L’avocat de Jean-Baptiste Trogneux, Me Franck Delahousse, explique que son client, qui a reçu quatre jours d’incapacité totale de travail (ITT), est sorti de chez lui pour « protéger sa boutique, sa compagne et ses enfants » qui habitent au-dessus. Le chocolatier a été « victime d’une violence complètement gratuite ». Son défenseur déplore l’absence d’explications des prévenus et de « mots de compassion pour la victime ». Le petit-neveu de Brigitte Macron, conclut-il, souhaite simplement « ne plus craindre que ce type d’exaction intervienne » et demande « la paix ».

Une agression « gratuite, violente et grave »

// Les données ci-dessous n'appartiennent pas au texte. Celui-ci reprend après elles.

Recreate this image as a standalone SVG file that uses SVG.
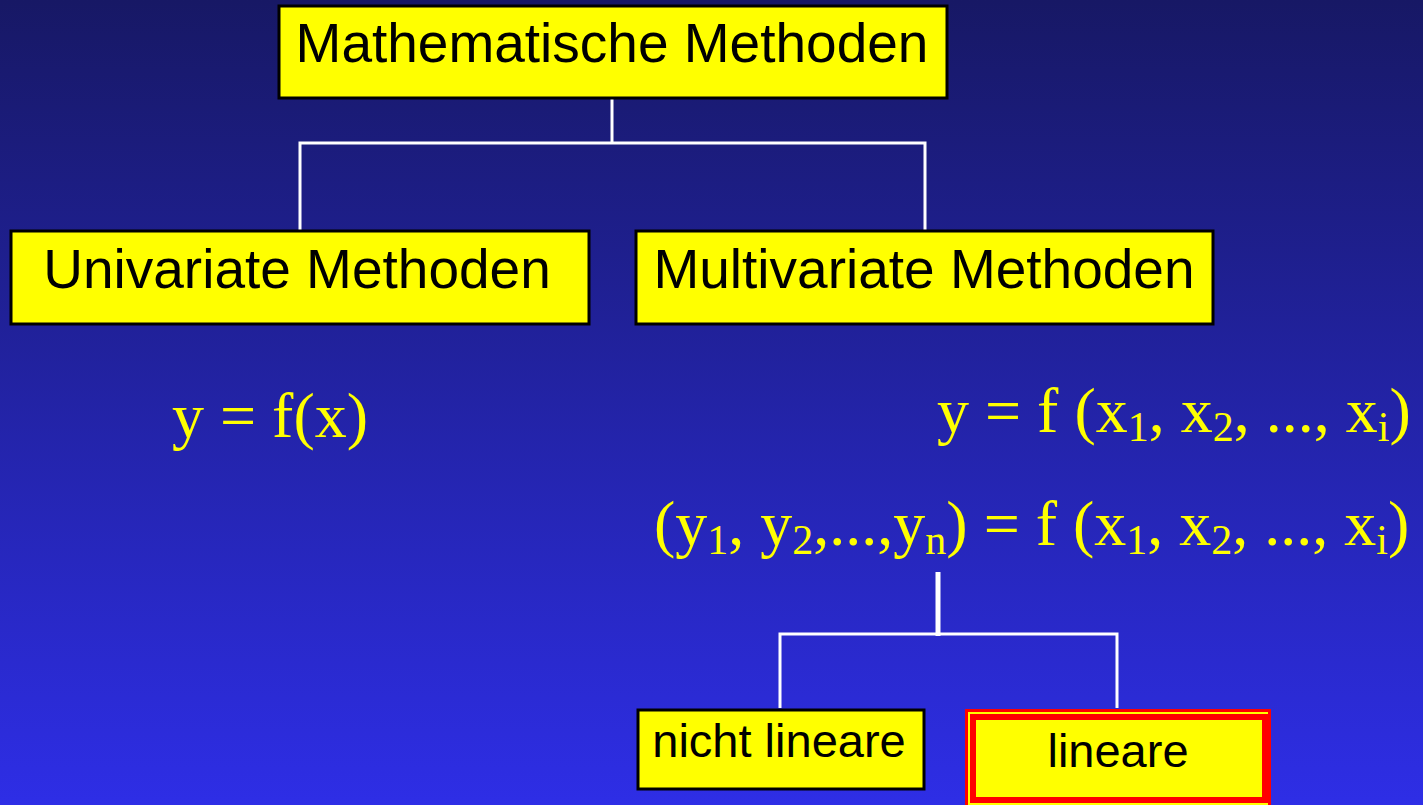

« Ce que je crains c’est qu’on se retrouve dans quelques années devant une cour d’assises parce qu’on n’aura pas pu les empêcher de causer des faits plus graves », affirme le procureur Jean-Philippe Vicentini, qui dénonce une agression « gratuite, violente et grave ». « Le mobile est odieux dans ce dossier, l’ambiance était vindicative vis-à-vis du président de la République, on a vu un moyen de passer ses nerfs sur l’établissement et Jean-Baptiste Trogneux », estime-t-il. A l’audience, « j’ai vu des lâches » essayant « d’échapper à leur responsabilité », explique encore le magistrat qui requiert une peine de prison ferme de trois ans et demi, à l’encontre de Yoan, de deux ans et demi à l’encontre de Florian et d’un an et demi à l’encontre d’Adrien.

Avaient-ils « un mobile politique » ? « Celui que je défends n’en a pas la capacité intellectuelle », plaide l’avocate d’Adrien, Me Alice Cordier, soulignant que l’enquête n’avait pas permis déterminer « de façon claire, précise, et non équivoque ce qui s’est passé ». « Est-il l’auteur de violences ? Je n’en ai toujours pas la preuve. »

Après avoir délibéré une petite heure avec les assesseurs, le président Grévin rend sa décision. Adrien est relaxé au bénéfice du doute. Florian C. est condamné à deux ans de prison dont un ferme, et reste en détention. Yoan L. est quant à lui condamné à 30 mois de réclusion, dont 15 ferme. Il est lui aussi maintenu en détention. Devant le tribunal, les soutiens des trois prévenus explosent de joie. « On a gagné ! » crient-ils dans la rue, avant que certains ne partent en courant, poursuivis par des policiers.